Start by thinking of it in terms of Euler rotations. Using Ampere's hand / right-hand rule, "start" with your hand aligned with the "origin" ECI frame. Imagine that your right-hand is centered on the Earth, so a spacecraft will be in orbit around your hand. Specifically, its furthest distance from the origin is the semi-major axis, but since we're in a circular orbit, the spacecraft's only distance is the sma. We'll work through finding the correct "destination" frame. You know that you've "reached" the destination frame when the motion of the spacecraft can be represented by a rotation around a single axis.

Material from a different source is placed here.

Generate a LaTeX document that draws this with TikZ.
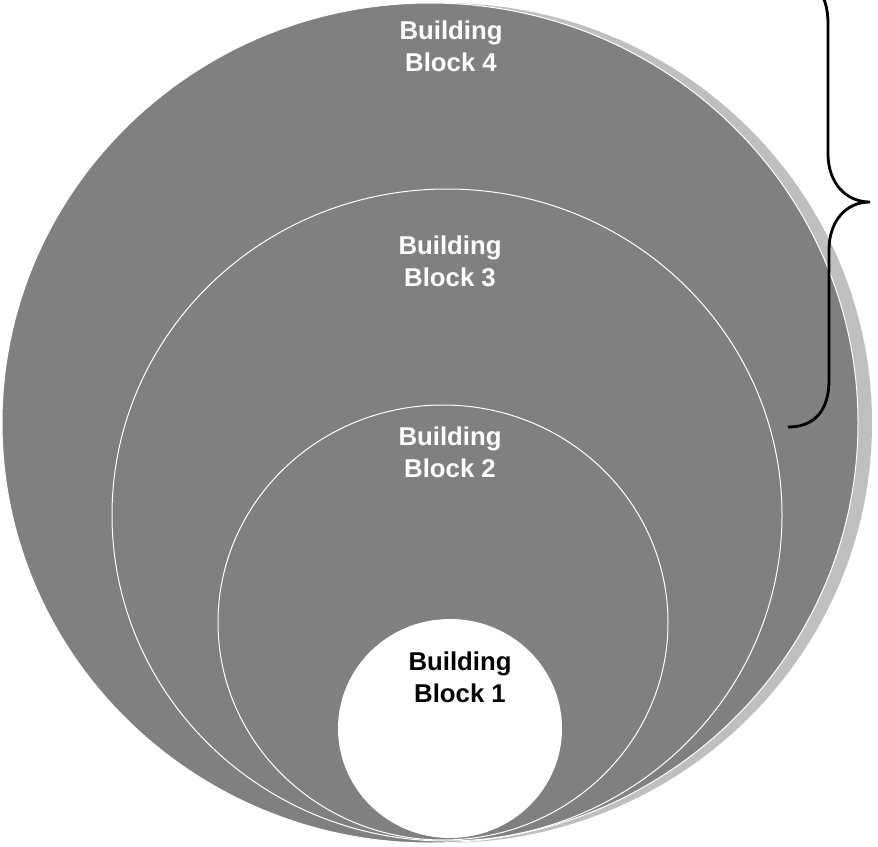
\documentclass[tikz,border=0pt]{standalone}
\usepackage{fontspec}
\setmainfont{Liberation Sans}
\definecolor{ringgray}{RGB}{128,128,128}
\definecolor{shadowgray}{RGB}{191,191,191}

\begin{document}
\begin{tikzpicture}[x=1pt,y=-1pt,
        venn/.style={fill=ringgray,draw=white,line width=1pt},
        blocktext/.style={font=\fontsize{25.75}{32}\selectfont\bfseries,align=center,text=white,inner sep=0pt}]
        \clip (0,0) rectangle (878,846);
        \fill[white] (0,0) rectangle (878,846);
        \fill[shadowgray] (444,423) ellipse [x radius=428pt, y radius=420pt];
        \draw[venn] (430,423) ellipse [x radius=428pt, y radius=420pt];
        \draw[venn] (447,515) ellipse [x radius=335pt, y radius=326pt];
        \draw[venn] (443,622.5) ellipse [x radius=225pt, y radius=217.5pt];
        \fill[white] (450,728.5) ellipse [x radius=112pt, y radius=109.5pt];

        \node[blocktext] (bb4) at (451,46) {Building\\Block 4};
        \node[blocktext] (bb3) at (450,261) {Building\\Block 3};
        \node[blocktext] (bb2) at (450,452) {Building\\Block 2};
        \node[blocktext,text=black] (bb1) at (460,677) {Building\\Block 1};

        \draw[line width=2.8pt] (788,427) .. controls (815,427) and (829,410) .. (829,380) -- (829,250)
            .. controls (829,222) and (845,202) .. (870,202)
            .. controls (845,202) and (828,182) .. (828,154) -- (828,24)
            .. controls (828,-6) and (815,-23) .. (788,-23);
    \end{tikzpicture}
\end{document}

Looking at the right-hand rule diagram below, it means that the motion of your spacecraft corresponds only to a rotation around your thumb.
Think of the right ascension of the ascending node. What does it mean in terms of geometry? It means that spacecraft will always cross the orbital plane at that angle compared to the "origin" of the frame. Looking at the right-hand rule diagram below, that orbital plane is the plane created from the vectors a and b. The RAAN is measured from the origin frame, therefore from the a vector. Therefore, in terms of rotation, the RAAN corresponds to a rotation about the a-cross-b vector (i.e. your thumb). That corresponds to an Euler rotation by the 3rd axis.

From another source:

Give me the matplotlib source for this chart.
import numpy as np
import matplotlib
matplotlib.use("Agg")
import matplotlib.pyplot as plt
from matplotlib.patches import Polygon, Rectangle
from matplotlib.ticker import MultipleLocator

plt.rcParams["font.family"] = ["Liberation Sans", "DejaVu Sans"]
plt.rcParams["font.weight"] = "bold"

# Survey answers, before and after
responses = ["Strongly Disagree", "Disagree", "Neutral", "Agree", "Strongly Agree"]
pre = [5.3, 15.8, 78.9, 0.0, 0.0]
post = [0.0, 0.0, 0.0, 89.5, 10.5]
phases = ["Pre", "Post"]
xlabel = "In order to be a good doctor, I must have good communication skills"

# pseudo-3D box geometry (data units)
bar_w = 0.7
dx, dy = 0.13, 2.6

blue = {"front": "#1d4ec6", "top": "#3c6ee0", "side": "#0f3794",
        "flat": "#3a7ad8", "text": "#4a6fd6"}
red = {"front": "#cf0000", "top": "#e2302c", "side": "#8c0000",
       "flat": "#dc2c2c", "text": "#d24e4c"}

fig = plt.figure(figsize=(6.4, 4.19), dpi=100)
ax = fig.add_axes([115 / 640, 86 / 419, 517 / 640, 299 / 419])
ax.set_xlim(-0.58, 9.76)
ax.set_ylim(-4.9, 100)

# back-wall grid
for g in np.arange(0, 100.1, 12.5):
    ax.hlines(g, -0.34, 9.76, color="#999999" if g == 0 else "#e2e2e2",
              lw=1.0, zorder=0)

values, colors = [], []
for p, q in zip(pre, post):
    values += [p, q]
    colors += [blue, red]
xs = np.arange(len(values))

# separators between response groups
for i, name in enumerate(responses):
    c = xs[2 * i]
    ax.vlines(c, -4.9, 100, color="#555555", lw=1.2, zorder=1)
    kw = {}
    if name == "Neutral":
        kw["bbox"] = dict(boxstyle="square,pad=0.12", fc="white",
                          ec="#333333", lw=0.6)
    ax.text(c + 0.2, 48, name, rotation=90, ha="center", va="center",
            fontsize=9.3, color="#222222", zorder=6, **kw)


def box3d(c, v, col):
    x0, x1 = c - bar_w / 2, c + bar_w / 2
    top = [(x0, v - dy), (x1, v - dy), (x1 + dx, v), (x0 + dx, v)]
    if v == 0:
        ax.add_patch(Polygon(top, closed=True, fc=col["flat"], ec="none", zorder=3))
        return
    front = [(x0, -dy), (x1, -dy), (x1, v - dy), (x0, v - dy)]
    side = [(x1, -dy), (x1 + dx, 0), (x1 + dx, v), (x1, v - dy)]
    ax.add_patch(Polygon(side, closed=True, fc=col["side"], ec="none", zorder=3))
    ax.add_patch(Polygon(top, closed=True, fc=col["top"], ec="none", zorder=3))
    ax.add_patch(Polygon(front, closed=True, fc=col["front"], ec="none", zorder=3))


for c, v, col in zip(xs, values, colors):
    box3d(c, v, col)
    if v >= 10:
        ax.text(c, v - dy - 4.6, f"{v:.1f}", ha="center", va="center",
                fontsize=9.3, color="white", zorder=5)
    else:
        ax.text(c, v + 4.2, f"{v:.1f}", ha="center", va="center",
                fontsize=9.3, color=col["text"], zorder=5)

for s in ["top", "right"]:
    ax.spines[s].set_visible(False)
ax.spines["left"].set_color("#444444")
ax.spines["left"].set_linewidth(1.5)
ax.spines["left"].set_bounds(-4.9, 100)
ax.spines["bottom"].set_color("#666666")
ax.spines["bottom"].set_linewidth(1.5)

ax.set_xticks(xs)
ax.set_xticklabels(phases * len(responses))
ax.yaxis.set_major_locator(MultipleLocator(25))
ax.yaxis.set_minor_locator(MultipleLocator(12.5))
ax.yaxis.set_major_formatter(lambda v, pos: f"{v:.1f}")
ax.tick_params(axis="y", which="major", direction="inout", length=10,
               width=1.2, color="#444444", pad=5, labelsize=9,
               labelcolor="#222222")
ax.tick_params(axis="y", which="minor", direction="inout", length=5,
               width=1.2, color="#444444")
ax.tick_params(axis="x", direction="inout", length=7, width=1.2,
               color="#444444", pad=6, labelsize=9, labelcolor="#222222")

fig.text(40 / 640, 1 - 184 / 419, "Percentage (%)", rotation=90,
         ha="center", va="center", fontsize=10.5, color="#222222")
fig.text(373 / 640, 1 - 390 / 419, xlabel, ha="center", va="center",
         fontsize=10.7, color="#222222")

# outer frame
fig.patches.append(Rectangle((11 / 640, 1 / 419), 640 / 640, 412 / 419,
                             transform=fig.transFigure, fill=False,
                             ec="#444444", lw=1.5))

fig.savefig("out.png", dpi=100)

Now, imagine what it means for your orbit to have an inclination with respect to your right-hand. It corresponds to a rotation about your index finger, which is the 1st axis. So far, we've done two rotations: by the 3rd and the 1st axis.
The final rotation will be for the true anomaly of your orbit. As discussed in the first paragraph, at this point, the motion of your spacecraft is fully described by a rotation of your thumb, i.e. a rotation around the 3rd axis. This means that, after we've accounted for that rotation, we'll have done a 3-1-3 Euler rotation, where the angles are respectively the RAAN, inclination, and true anomaly.
So what's the starting vector which you need to multiply your direct cosine matrix with? Well, back-tracking to the start of the problem, we've stated that the spacecraft was described as rotating around your hand, and we've done all of the rotations with {index, middle finger, thumb} as the frame. Therefore, the initial vector is [sma; 0; 0].
Further, in a circular orbit, the angular rate is constant. Therefore, you can compute the orbital period from the mean motion and the GM of the Earth: the period is simply 2-pi divided by the mean motion. Finally, you know how long it has been since the spacecraft periapsis passage, so you can fully determine the true anomaly.
You now have all of the bits to create the X, Y, Z state from the data you were given. Let me know if this explanation needs clarification.